* Start *
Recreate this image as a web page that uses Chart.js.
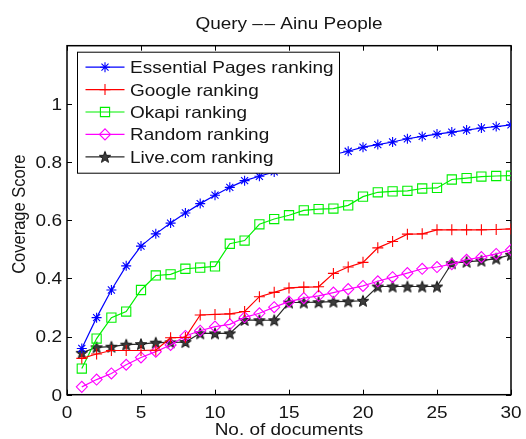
<!DOCTYPE html>
<html>
<head>
<meta charset="utf-8">
<title>Query -- Ainu People</title>
<script src="https://cdn.jsdelivr.net/npm/chart.js@4/dist/chart.umd.min.js"></script>
<style>
  html, body { margin: 0; padding: 0; background: #fff; }
  #wrap { width: 526px; height: 439px; }
</style>
</head>
<body>
<div id="wrap"><canvas id="chart" width="526" height="439"></canvas></div>
<script>
// Number of documents retrieved (x) and coverage score for each ranking method
const docs = [1,2,3,4,5,6,7,8,9,10,11,12,13,14,15,16,17,18,19,20,21,22,23,24,25,26,27,28,29,30];

const essentialScores = [0.159,0.265,0.360,0.443,0.511,0.553,0.590,0.625,0.657,0.686,
                         0.713,0.736,0.751,0.766,0.785,0.801,0.815,0.826,0.837,0.851,
                         0.860,0.869,0.880,0.888,0.896,0.903,0.910,0.917,0.922,0.928];
const googleScores    = [0.125,0.140,0.152,0.152,0.152,0.153,0.196,0.197,0.274,0.276,
                         0.278,0.286,0.337,0.352,0.367,0.370,0.371,0.417,0.439,0.455,
                         0.505,0.527,0.552,0.553,0.567,0.567,0.567,0.567,0.568,0.570];
const okapiScores     = [0.090,0.193,0.265,0.286,0.360,0.410,0.414,0.433,0.437,0.441,
                         0.519,0.530,0.586,0.604,0.617,0.634,0.638,0.640,0.651,0.681,
                         0.696,0.699,0.701,0.709,0.711,0.740,0.745,0.750,0.752,0.753];
const randomScores    = [0.027,0.052,0.073,0.103,0.128,0.148,0.171,0.202,0.220,0.234,
                         0.242,0.266,0.280,0.301,0.320,0.332,0.340,0.351,0.363,0.374,
                         0.390,0.404,0.418,0.433,0.439,0.449,0.464,0.473,0.484,0.498];
const liveScores      = [0.144,0.163,0.165,0.172,0.174,0.179,0.180,0.181,0.211,0.211,
                         0.211,0.257,0.256,0.256,0.317,0.317,0.318,0.320,0.321,0.323,
                         0.372,0.372,0.372,0.372,0.372,0.452,0.457,0.461,0.468,0.481];

const seriesNames = ['Essential Pages ranking','Google ranking','Okapi ranking','Random ranking','Live.com ranking'];

const xTicks = [0,5,10,15,20,25,30];
const yTicks = [0,0.2,0.4,0.6,0.8,1];
const yTickLabels = ['0','0.2','0.4','0.6','0.8','1'];

const FONT = '16.5px "Liberation Sans", Arial, Helvetica, sans-serif';
const TEXT_COLOR = '#141414';
const TEXT_STRETCH = 1.15;   // glyphs are set a little wider than normal

// Draws one line of horizontally widened text
function wideText(ctx, text, x, y, align) {
  ctx.save();
  ctx.translate(x, y);
  ctx.scale(TEXT_STRETCH, 1);
  ctx.font = FONT;
  ctx.fillStyle = TEXT_COLOR;
  ctx.textAlign = align;
  ctx.textBaseline = 'alphabetic';
  ctx.fillText(text, 0, 0);
  ctx.restore();
}

// Filled five-pointed star marker
function makePentagram(size) {
  const c = document.createElement('canvas');
  c.width = size; c.height = size;
  const g = c.getContext('2d');
  const cx = size / 2, cy = size / 2 + 0.6;
  const ro = size / 2 - 1, ri = ro * 0.42;
  g.beginPath();
  for (let i = 0; i < 10; i++) {
    const r = i % 2 === 0 ? ro : ri;
    const a = -Math.PI / 2 + i * Math.PI / 5;
    const px = cx + r * Math.cos(a), py = cy + r * Math.sin(a);
    if (i === 0) g.moveTo(px, py); else g.lineTo(px, py);
  }
  g.closePath();
  g.fillStyle = '#3c3c3c';
  g.fill();
  g.lineWidth = 1;
  g.strokeStyle = '#111';
  g.stroke();
  return c;
}
const starImg = makePentagram(14);

const toPoints = ys => docs.map((x, i) => ({ x: x, y: ys[i] }));

function series(label, ys, color, style, radius) {
  return {
    label: label,
    data: toPoints(ys),
    borderColor: color,
    backgroundColor: 'rgba(0,0,0,0)',
    pointBorderColor: color,
    pointBackgroundColor: 'rgba(0,0,0,0)',
    pointStyle: style,
    pointRadius: radius,
    pointBorderWidth: 1.1,
    borderWidth: 1.2,
    tension: 0,
    fill: false
  };
}

const datasets = [
  series(seriesNames[0], essentialScores, '#0000ff', 'star', 5),
  series(seriesNames[1], googleScores, '#ff0000', 'cross', 5.5),
  series(seriesNames[2], okapiScores, '#00f000', 'rect', 6.5),
  series(seriesNames[3], randomScores, '#ff00ff', 'rectRot', 5.5),
  series(seriesNames[4], liveScores, '#2a2a2a', starImg, 7)
];

// Axes box with inward tick marks on all four sides, tick labels, title and axis labels
const framePlugin = {
  id: 'frame',
  beforeDatasetsDraw(chart) {
    const { ctx, chartArea: a, scales } = chart;
    ctx.save();
    ctx.strokeStyle = '#000';
    ctx.lineWidth = 1;
    const tl = 5;
    ctx.beginPath();
    xTicks.forEach(v => {
      const px = Math.round(scales.x.getPixelForValue(v)) + 0.5;
      ctx.moveTo(px, a.bottom); ctx.lineTo(px, a.bottom - tl);
      ctx.moveTo(px, a.top); ctx.lineTo(px, a.top + tl);
    });
    yTicks.forEach(v => {
      const py = Math.round(scales.y.getPixelForValue(v)) + 0.5;
      ctx.moveTo(a.left, py); ctx.lineTo(a.left + tl, py);
      ctx.moveTo(a.right, py); ctx.lineTo(a.right - tl, py);
    });
    ctx.stroke();
    ctx.lineWidth = 1.5;
    ctx.strokeRect(a.left, a.top, a.right - a.left, a.bottom - a.top);
    ctx.restore();

    xTicks.forEach(v => wideText(ctx, String(v), scales.x.getPixelForValue(v), a.bottom + 23, 'center'));
    yTicks.forEach((v, i) => wideText(ctx, yTickLabels[i], a.left - 5, scales.y.getPixelForValue(v) + 5.8, 'right'));
  },
  afterDraw(chart) {
    const { ctx, chartArea: a } = chart;
    const cx = (a.left + a.right) / 2;
    wideText(ctx, 'Query \u2013\u200A\u2013 Ainu People', cx, 29, 'center');
    wideText(ctx, 'No. of documents', cx, 435, 'center');
    ctx.save();
    ctx.translate(25, (a.top + a.bottom) / 2 - 6);
    ctx.scale(TEXT_STRETCH, 1);
    ctx.rotate(-Math.PI / 2);
    ctx.font = FONT;
    ctx.fillStyle = TEXT_COLOR;
    ctx.textAlign = 'center';
    ctx.textBaseline = 'alphabetic';
    ctx.fillText('Coverage Score', 0, 0);
    ctx.restore();
  }
};

// Boxed legend in the upper-left corner of the plot
const legendPlugin = {
  id: 'boxLegend',
  afterDraw(chart) {
    const { ctx, chartArea: a } = chart;
    const left = a.left + 10.5, top = a.top + 6.5;
    const w = 262, h = 121, rowH = 22.4;
    ctx.save();
    ctx.fillStyle = '#fff';
    ctx.fillRect(left, top, w, h);
    ctx.strokeStyle = '#000';
    ctx.lineWidth = 1;
    ctx.strokeRect(left, top, w, h);
    chart.data.datasets.forEach((ds, i) => {
      const y = top + 15 + i * rowH;
      ctx.strokeStyle = ds.borderColor;
      ctx.lineWidth = ds.borderWidth;
      ctx.beginPath();
      ctx.moveTo(left + 8, y); ctx.lineTo(left + 47, y);
      ctx.stroke();
      const mx = left + 27.5;
      if (ds.pointStyle instanceof HTMLCanvasElement) {
        ctx.drawImage(ds.pointStyle, mx - ds.pointStyle.width / 2, y - ds.pointStyle.height / 2);
      } else {
        ctx.strokeStyle = ds.pointBorderColor;
        ctx.fillStyle = 'rgba(0,0,0,0)';
        ctx.lineWidth = ds.pointBorderWidth;
        Chart.helpers.drawPoint(ctx, { pointStyle: ds.pointStyle, radius: ds.pointRadius, rotation: 0, borderWidth: ds.pointBorderWidth }, mx, y);
      }
      wideText(ctx, ds.label, left + 52.5, y + 6, 'left');
    });
    ctx.restore();
  }
};

new Chart(document.getElementById('chart'), {
  type: 'line',
  data: { datasets: datasets },
  options: {
    responsive: false,
    devicePixelRatio: 1,
    animation: false,
    layout: { padding: { top: 45.7, right: 15, left: 0, bottom: 0 } },
    plugins: { legend: { display: false }, tooltip: { enabled: false }, title: { display: false } },
    scales: {
      x: {
        type: 'linear', min: 0, max: 30,
        grid: { display: false, drawTicks: false },
        border: { display: false },
        ticks: { display: false },
        afterBuildTicks: s => { s.ticks = xTicks.map(v => ({ value: v })); },
        afterFit: s => { s.height = 44.3; }
      },
      y: {
        type: 'linear', min: 0, max: 1.2,
        grid: { display: false, drawTicks: false },
        border: { display: false },
        ticks: { display: false },
        afterBuildTicks: s => { s.ticks = yTicks.map(v => ({ value: v })); },
        afterFit: s => { s.width = 67; }
      }
    }
  },
  plugins: [framePlugin, legendPlugin]
});
</script>
</body>
</html>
* End *
> Task directions
Return, unchanged, the lines from the first line of the material through the line that holds "const seriesNames = ['Essential", inclusive, omitting pictures.

> Written solution
Recreate this image as a web page that uses Chart.js.
<!DOCTYPE html>
<html>
<head>
<meta charset="utf-8">
<title>Query -- Ainu People</title>
<script src="https://cdn.jsdelivr.net/npm/chart.js@4/dist/chart.umd.min.js"></script>
<style>
  html, body { margin: 0; padding: 0; background: #fff; }
  #wrap { width: 526px; height: 439px; }
</style>
</head>
<body>
<div id="wrap"><canvas id="chart" width="526" height="439"></canvas></div>
<script>
// Number of documents retrieved (x) and coverage score for each ranking method
const docs = [1,2,3,4,5,6,7,8,9,10,11,12,13,14,15,16,17,18,19,20,21,22,23,24,25,26,27,28,29,30];

const essentialScores = [0.159,0.265,0.360,0.443,0.511,0.553,0.590,0.625,0.657,0.686,
                         0.713,0.736,0.751,0.766,0.785,0.801,0.815,0.826,0.837,0.851,
                         0.860,0.869,0.880,0.888,0.896,0.903,0.910,0.917,0.922,0.928];
const googleScores    = [0.125,0.140,0.152,0.152,0.152,0.153,0.196,0.197,0.274,0.276,
                         0.278,0.286,0.337,0.352,0.367,0.370,0.371,0.417,0.439,0.455,
                         0.505,0.527,0.552,0.553,0.567,0.567,0.567,0.567,0.568,0.570];
const okapiScores     = [0.090,0.193,0.265,0.286,0.360,0.410,0.414,0.433,0.437,0.441,
                         0.519,0.530,0.586,0.604,0.617,0.634,0.638,0.640,0.651,0.681,
                         0.696,0.699,0.701,0.709,0.711,0.740,0.745,0.750,0.752,0.753];
const randomScores    = [0.027,0.052,0.073,0.103,0.128,0.148,0.171,0.202,0.220,0.234,
                         0.242,0.266,0.280,0.301,0.320,0.332,0.340,0.351,0.363,0.374,
                         0.390,0.404,0.418,0.433,0.439,0.449,0.464,0.473,0.484,0.498];
const liveScores      = [0.144,0.163,0.165,0.172,0.174,0.179,0.180,0.181,0.211,0.211,
                         0.211,0.257,0.256,0.256,0.317,0.317,0.318,0.320,0.321,0.323,
                         0.372,0.372,0.372,0.372,0.372,0.452,0.457,0.461,0.468,0.481];

const seriesNames = ['Essential Pages ranking','Google ranking','Okapi ranking','Random ranking','Live.com ranking'];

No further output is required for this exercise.